Conservative Jobbik insisted that “it was the Orbán government that made 2022 the most difficult year for Hungary since the political regime change” of 1989. The prime minister’s presser “has projected what we can expect in 2023: lies, even more lies, and no responsible government or decisions”, the party said in a statement. They insisted the government had failed to manage the crisis and its “ill-advised” economic policy had driven the country to the brink of bankruptcy, while Orbán “pointed the finger at the war, the EP and Brussels” in his press briefing. Jobbik said the government had “bled people and businesses dry” by changing the small business tax, while people are “being destroyed through record-high VAT” and they “have to face the situation of wages and pensions being despicably low even in a regional comparison”.
The Momentum party said ruling Fidesz “even lied in the face of its own voters” and the government’s work had been “chaotic” in 2022. In his press briefing the prime minister had “blamed others and shunned responsibility for Hungary’s worst times in recent decades”. They said Orbán’s referring to “exceptional achievements” and not mentioning an economic and cost-of-living crisis hitting the country was “both shocking and desperate”. Momentum pointed to the “price cap inflation” of food prices, soaring energy costs and the weakness of the Hungarian currency, and insisted that “many families will face a dilemma at the end of the month whether to heat their home or buy food”. Orbán, Momentum said, could “only blame the sanctions he himself voted for, the minister he appointed, an economic system he introduced and the governor of the central bank chosen by his own party”.

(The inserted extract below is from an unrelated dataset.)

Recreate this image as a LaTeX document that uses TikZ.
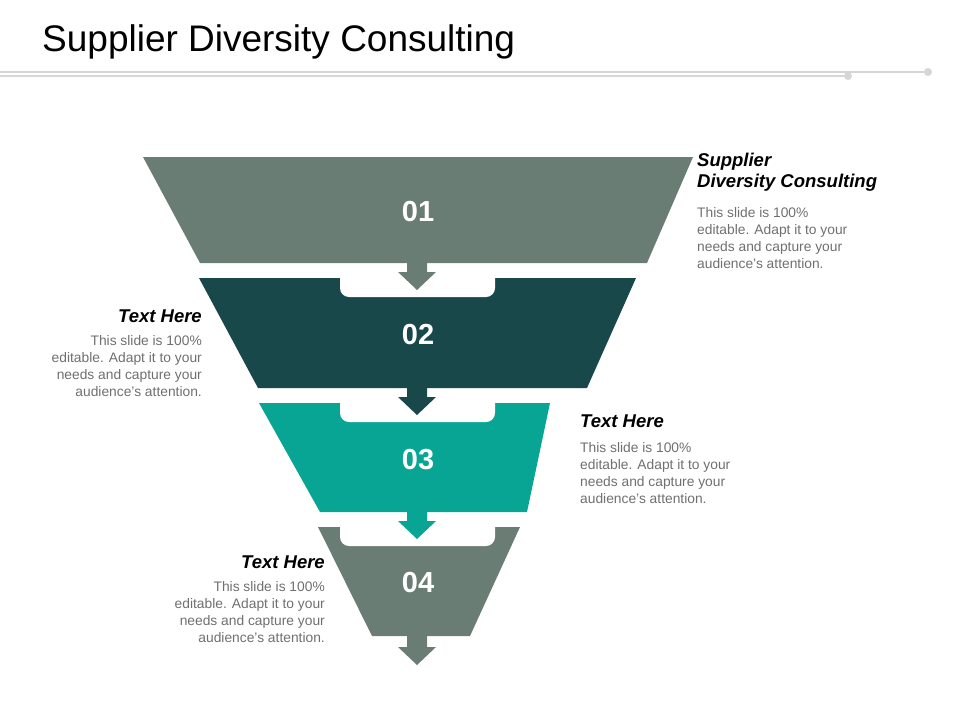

Green LMP said that the prime minister “put on an extraordinary no-responsibility show which was about how to shift the responsibility of governing onto various players”. “We learnt that the central bank’s governor is to blame for the high inflation and the unprecedented devaluation of the forint, as we also learnt that the EU is to blame for the soaring energy prices,” the party’s deputy group leader told a press conference. The prime minister, when asked about nuclear energy, an issue LMP is keen on, appeared to be “rather tense”, Máté Kanász-Nagy said, insisting that the reason was that the Paks upgrade project had not even started yet. Orbán “was pointing a finger at others again, this time the opposition,” he said.